E’ stato avanzata da qualche parte una qualche resistenza ad iniziare la causa di beatificazione dovuta al fatto che don Morosini fu trovato in possesso di armi nel luogo dove risiedeva. E’ bene confermare che Don Giuseppe mai usò quelle armi ma,aiutò perdutamente i partigiani .Anche Giovanni Paolo II nelle sue omelie sui martiri ha sostenuto che il martirio(,al quale fu sottoposto anche Don Morosini) secondo il Cristianesimo è la condizione che il martire subisce per difendere la propria fede in Cristo o per difendere la vita degli altri cristiani. Se poi riteniamo noi Don Morosini un partigiano della chiesa e dello stato anche la,figura del partigiano è stata riprodotta nella porta santa da poco aperta. Quale migliore riconoscenza potrebbe essere che quella di iniziare la sua causa di beatificazione e poi se il Signore lo vorrà potrà guidare la mano e la volontà degli uomini a farlo diventare santo. Noi siamo certi che questa posizione di Santo l’ha già raggiunta in paradiso spetta solo a noi uomini divulgare presso i nostri simili questo suo riconoscimento divino. Il nostro impegno sarà quello di sostenere la sua beatificazione con tutte le nostre forze ed il nostro amore.
 


Don Giuseppe Morosini

Trasformate le vostre asce in spade e le vostre falci in lance anche i deboli abbiano il coraggio di combattere (Gioele, 4, 10)
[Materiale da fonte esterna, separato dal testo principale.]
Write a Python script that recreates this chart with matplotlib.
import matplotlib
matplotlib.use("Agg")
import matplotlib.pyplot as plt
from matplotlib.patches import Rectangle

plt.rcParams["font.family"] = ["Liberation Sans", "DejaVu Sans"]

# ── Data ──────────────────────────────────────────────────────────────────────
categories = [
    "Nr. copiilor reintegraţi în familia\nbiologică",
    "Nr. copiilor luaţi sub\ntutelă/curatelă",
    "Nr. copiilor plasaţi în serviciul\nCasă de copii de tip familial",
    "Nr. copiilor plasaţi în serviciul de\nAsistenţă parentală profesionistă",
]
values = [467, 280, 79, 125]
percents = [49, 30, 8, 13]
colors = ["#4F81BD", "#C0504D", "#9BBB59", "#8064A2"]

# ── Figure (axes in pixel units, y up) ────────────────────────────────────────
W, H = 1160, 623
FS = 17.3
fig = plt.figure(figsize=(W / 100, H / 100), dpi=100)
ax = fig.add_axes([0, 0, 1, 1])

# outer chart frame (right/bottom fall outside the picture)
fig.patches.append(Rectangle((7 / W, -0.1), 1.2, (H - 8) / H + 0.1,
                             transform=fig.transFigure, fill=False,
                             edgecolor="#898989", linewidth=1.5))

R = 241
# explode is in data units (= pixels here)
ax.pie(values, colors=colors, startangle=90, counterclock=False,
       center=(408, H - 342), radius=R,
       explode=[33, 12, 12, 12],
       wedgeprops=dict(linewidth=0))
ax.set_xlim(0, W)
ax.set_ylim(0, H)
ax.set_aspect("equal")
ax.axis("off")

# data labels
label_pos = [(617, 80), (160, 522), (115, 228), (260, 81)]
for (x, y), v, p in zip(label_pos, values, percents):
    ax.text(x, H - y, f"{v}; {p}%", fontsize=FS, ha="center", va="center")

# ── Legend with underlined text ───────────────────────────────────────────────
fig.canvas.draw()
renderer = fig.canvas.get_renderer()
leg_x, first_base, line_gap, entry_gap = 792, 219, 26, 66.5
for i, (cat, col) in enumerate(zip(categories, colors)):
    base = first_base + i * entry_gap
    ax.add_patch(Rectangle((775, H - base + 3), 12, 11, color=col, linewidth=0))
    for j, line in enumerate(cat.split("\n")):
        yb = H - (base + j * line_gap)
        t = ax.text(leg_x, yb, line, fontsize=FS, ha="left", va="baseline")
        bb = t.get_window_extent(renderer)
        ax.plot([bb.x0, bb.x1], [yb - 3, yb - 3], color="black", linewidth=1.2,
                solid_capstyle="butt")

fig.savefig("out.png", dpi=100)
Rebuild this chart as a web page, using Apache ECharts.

Don Giuseppe Morosini figura eroica del martirologio italiano, balza nitida nel suo carattere sacerdotale e nel suo indomito amor di patria.
Luminosa figura di soldato di Cristo e della patria fu fucilato Lunedì Santo 3 Aprile 1944 a Forte Bravetta di Roma.
L’aurora che sorge sui colli di Roma appare più rossa, perché tinta del sangue di un Martire in più .

Don Giuseppe Morosini merita di essere Santo.